How might this affect my MA? I much prefer exploring styles in games but that's not to say I don't like photo-realistic games. I find it much more fun and appealing exploring styles and themes artistically. After coming to the conclusion that aesthetics alone don't affect immersion in games, I think it'd be beneficial for me to focus on style exploration.

Translating Style Between 2D and 3D (Work from March 2013)

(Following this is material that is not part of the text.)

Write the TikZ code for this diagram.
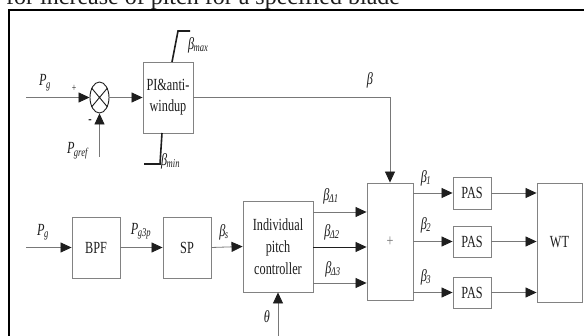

In February, I decided to look at what my inspirations were, as well as decided what the ultimate goal for my MA would be. Having decided what I'd like to do, for now, I took a couple of characters I had designed in my spare time during the first semester and decided to model them. Starting in March, I began to model a couple of the characters, starting with the monkey.

Initial Concept

Body renders
Head renders
Basic body texture
Basic head texture
Basic eye texture

After creating a low poly mesh for this character, UV mapping, and applying a very basic texture, it was at this stage that I began looking into turning this character into a printable 3D figure. I began editing this model above, making sure it had no holes in the mesh. I also began to look into properly rigging this character for posing, and taking it into Mudbox to increase it's poly count and make the model smoother without affecting the desired silhouette. Unfortunately, I've yet to finish adjusting this model for print as I got distracted by writing the contextual studies essay.

The next thing I'm going to do with this model is continue making those adjustments, rigging and smoothing the model in Mudbox, as I start moving on to the next set of models. Getting a prototype 3D print of this character will inform the basis of the next series of models to come.

In addition, I began 3D modelling a second character, based on one of the cartoon Mass Effect characters that I did but, again, researching and writing the contextual studies essay eventually became priority. This time, I attempted to do a high poly mesh in Maya but that proved to be very time consuming.